Financial advisers should not regard the Financial Adviser Standards and Ethics Authority (FASEA) Code of Ethics as restricting their ability to act, but rather giving them a framework to question how they should act in situations where there may be a conflict of interest.
Speaking at the SMSF Association Technical Day 2020 today on standard three of the code, which relates to conflicts of interest, BT head of financial literacy and advocacy Bryan Ashenden said where an adviser may be faced with a conflict, they should question if their advice would change if there was no conflict.
“If we acknowledge we have got existing conflicts, but we weren’t offering those services, would the advice be the same? That is the threshold, that is the test,” Ashenden said.
“That also helps prove it from a best interest perspective because you can say: ‘I would have given the same advice … irrespective of who provides the other services, and I would have said the same thing.’
“That will get you past the code and while the conflict exists, it did not influence advice, and that is what FASEA has really focused on – did the conflict influence your advice? If it does, that is when FASEA says don’t act.”
He also pointed out advisers should not consider they are unable to act in most circumstances where there is a conflict, but needed to question their approach.
“Don’t think you can’t act. The guidance from FASEA refers to actual conflicts, not potential or perceived, and if those conflicts did not exist, would the advice be the same? If you say no, then that is where you have a question mark that needs to be addressed and should you be proceeding because of your ethical obligations,” he said.
He noted advisers could also consider a third-party view and how they would consider any advice provided in assessing whether there is a conflict.

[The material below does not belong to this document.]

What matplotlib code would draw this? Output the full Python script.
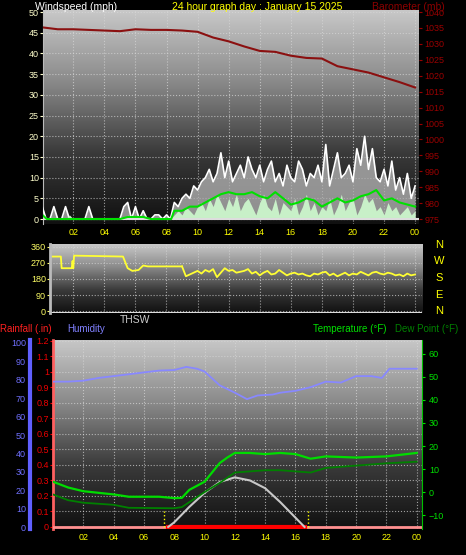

“If you take an outside view and look at it, start with a disinterested person who has all the facts. What would they think about it? Would they think you are acting in a way that is not consistent with the best interest of the client?” he said.
“Are you doing this for every client, because then it starts to look like a deliberate process, but if it is not something you are doing for every client, then there may be some other justifications in place.”
Advisers have also been urged to consider the entire code of ethics when making decisions, particularly when considering the application of standard 3.